I was on my way to work this morning after not having the car cut out on me for a day, but unfortunately, on the 15km stretch from my house to my work, my car died on my three times.

This got me very upset. Upon arriving at work, I did some reaserch, and I discovered the MB road side assistance number thanx to one of the posts here.

Since it is a free service, I gave them a try.

There was no hold time at all, which was amazing, cause that's what good customer service is all about.

I had to provide some information to a nice lady, she suggest a few options, and then she passed me onto Danny who was the mechanic in charge at that time, also no wait time.

I told Danny what my problem was, that the car dies on me without warning, at anytime and refuses to restart for a few minutes, Danny said that this looks like a fuel issue, and that it is very possible that the fuel pump relay is overheating, or that one of the temp sensors is giving an incorrect reading which causes the fuel to shut off to prevent damage to the car.

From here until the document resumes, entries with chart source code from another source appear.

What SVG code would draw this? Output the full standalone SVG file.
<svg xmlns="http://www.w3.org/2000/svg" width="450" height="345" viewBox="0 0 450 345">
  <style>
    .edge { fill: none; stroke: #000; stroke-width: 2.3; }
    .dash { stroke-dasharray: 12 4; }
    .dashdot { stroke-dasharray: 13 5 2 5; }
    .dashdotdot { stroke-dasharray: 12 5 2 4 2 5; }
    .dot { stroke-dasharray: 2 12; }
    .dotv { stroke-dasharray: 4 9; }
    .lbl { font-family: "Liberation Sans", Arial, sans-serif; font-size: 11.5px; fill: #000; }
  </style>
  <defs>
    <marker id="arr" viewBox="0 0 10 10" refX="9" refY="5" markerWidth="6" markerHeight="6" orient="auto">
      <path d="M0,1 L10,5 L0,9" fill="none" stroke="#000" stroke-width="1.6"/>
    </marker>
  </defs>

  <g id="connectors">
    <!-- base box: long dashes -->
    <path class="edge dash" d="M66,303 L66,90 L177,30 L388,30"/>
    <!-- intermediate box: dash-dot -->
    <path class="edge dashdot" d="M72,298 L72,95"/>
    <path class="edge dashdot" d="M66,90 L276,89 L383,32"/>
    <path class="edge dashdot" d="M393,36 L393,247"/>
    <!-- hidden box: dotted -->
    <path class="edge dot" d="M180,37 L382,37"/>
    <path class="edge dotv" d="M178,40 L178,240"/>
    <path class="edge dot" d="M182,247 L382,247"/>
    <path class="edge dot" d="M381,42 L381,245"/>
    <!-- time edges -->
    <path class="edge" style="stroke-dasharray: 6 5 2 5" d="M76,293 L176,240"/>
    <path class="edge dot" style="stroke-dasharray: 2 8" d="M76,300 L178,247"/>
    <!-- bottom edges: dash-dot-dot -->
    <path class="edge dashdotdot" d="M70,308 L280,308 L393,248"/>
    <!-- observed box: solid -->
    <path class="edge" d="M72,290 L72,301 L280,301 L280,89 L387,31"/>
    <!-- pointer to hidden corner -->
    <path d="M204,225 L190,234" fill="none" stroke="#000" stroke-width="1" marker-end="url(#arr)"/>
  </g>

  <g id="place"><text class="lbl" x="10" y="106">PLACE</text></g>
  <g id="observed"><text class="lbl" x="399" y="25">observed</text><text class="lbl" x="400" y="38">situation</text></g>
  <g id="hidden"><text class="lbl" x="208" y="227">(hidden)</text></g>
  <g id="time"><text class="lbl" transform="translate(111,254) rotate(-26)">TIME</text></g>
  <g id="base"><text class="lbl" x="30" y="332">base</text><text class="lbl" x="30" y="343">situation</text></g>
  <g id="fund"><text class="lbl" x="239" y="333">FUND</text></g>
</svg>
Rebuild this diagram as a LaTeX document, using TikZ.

I also mentioned the ignition and he said that the ignition module will work as long as it works, but if it goes, it goes for good, so there is no need to consider it as a factor in this problem which takes a lot of weight off my chest since that part costs a fortune, well for now at least.

Amazignly enough, I am tempted to think that the bypass on the fuel pump which was done on my car before I bought it was done because of the same problem I am having now. I guess what I can try is to jump the fuel pump relay for the drive home and see what happens, after all, I put the fuel pump relay back into work, and it worked well for a while, maybe I should just get a new one and see what happens then.

Anyway, for now I'm gonna go and pull it ouf of my car and see if there is any signs of heat damage or anything like that, any signs of something out of the order.

I was wondering if anyone had a similar experiance, just to confirm my findings.